> [REQUIRED TASK]
Pull out every line of the listing below where "this" appears.

> [PROVIDED RECORDS]
+ + + + + + +

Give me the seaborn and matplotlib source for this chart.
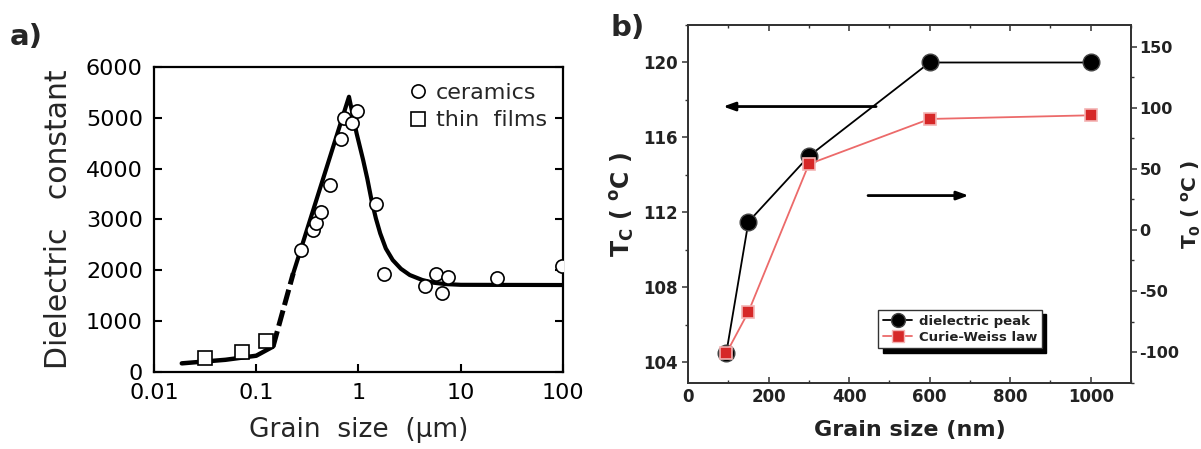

+ + + + + + +

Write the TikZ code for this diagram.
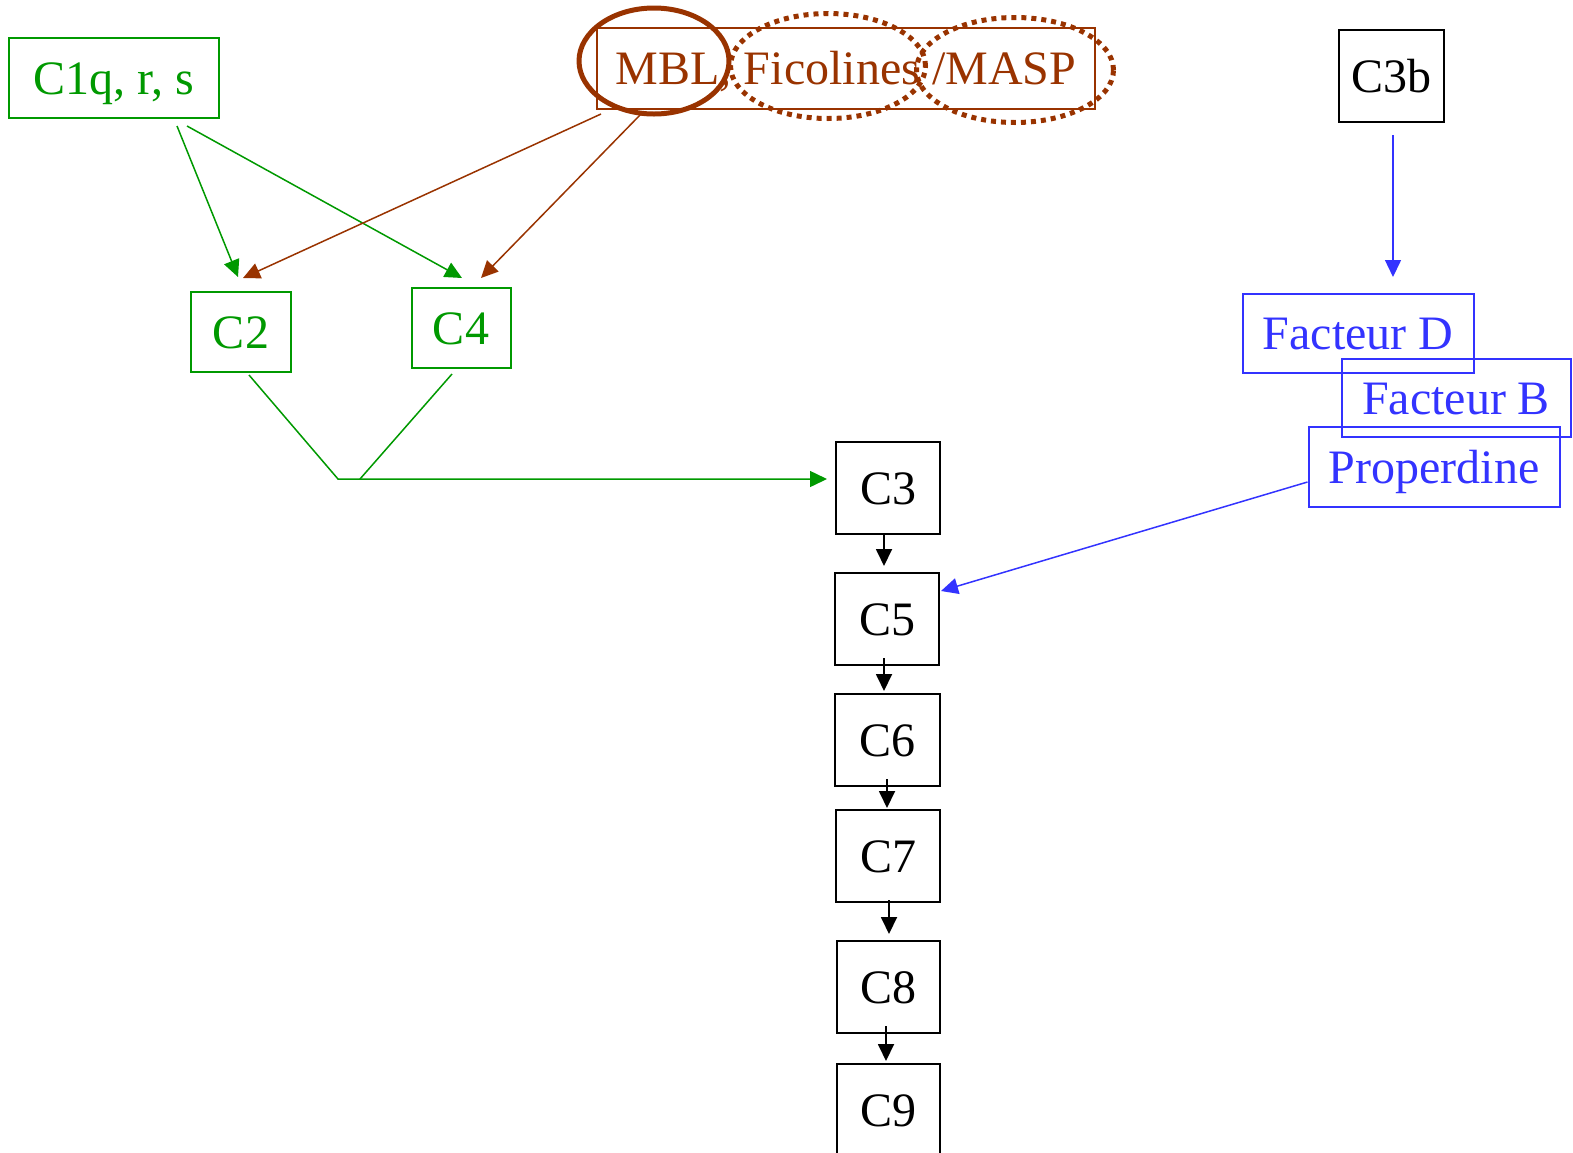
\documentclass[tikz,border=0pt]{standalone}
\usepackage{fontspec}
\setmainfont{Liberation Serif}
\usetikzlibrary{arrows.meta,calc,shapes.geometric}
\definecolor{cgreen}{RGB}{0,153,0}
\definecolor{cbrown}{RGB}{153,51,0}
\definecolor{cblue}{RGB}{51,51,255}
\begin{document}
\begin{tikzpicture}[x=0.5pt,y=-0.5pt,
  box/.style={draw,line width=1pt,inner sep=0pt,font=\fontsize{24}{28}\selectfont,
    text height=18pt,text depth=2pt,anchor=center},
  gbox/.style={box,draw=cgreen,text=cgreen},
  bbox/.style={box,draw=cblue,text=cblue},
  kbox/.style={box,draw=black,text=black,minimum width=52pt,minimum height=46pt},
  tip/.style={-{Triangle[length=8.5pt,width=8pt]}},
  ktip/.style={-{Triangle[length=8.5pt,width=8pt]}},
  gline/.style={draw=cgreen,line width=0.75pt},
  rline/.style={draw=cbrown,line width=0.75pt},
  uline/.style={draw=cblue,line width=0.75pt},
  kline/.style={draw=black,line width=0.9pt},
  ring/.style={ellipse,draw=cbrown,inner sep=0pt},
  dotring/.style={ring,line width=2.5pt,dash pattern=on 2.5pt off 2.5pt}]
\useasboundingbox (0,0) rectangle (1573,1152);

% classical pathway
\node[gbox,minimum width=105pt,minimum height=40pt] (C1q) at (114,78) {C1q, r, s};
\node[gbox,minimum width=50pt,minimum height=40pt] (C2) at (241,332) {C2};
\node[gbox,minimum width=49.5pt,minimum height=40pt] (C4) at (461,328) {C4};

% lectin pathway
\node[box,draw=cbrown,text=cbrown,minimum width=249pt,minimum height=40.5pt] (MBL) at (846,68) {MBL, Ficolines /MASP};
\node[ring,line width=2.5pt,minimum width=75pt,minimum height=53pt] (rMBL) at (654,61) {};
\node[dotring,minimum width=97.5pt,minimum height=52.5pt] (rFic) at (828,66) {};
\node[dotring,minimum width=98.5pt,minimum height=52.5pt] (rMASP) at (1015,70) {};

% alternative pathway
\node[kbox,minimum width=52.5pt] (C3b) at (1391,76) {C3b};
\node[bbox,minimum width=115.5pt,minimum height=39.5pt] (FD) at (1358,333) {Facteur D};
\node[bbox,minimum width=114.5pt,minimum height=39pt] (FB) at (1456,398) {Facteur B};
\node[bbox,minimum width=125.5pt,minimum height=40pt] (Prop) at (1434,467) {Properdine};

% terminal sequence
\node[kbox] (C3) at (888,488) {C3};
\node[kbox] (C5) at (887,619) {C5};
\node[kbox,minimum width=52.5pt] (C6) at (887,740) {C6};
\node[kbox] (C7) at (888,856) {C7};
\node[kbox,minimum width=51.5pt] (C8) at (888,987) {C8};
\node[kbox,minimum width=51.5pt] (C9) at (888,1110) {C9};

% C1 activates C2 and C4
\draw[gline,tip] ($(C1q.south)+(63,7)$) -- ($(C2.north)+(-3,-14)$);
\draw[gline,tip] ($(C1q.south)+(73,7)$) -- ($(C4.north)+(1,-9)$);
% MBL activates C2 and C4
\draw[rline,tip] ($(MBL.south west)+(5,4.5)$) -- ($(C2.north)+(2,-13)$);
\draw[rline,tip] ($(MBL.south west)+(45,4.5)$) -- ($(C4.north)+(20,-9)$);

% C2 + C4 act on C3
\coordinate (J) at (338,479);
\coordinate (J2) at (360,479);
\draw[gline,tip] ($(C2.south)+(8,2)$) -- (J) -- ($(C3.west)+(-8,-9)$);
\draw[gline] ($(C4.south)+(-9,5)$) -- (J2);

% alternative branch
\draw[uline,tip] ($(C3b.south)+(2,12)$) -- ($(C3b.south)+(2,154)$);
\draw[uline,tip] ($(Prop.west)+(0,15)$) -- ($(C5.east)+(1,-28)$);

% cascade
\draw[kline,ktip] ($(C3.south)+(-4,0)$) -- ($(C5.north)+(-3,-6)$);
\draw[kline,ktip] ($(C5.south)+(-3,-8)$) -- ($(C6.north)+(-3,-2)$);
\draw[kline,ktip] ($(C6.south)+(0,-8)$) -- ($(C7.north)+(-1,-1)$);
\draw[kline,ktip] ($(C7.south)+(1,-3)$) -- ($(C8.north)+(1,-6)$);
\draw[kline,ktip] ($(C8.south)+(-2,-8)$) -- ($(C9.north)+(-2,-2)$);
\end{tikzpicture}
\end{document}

+ + + + + + +

> [WORKED ANSWER]
Give me the seaborn and matplotlib source for this chart.
Write the TikZ code for this diagram.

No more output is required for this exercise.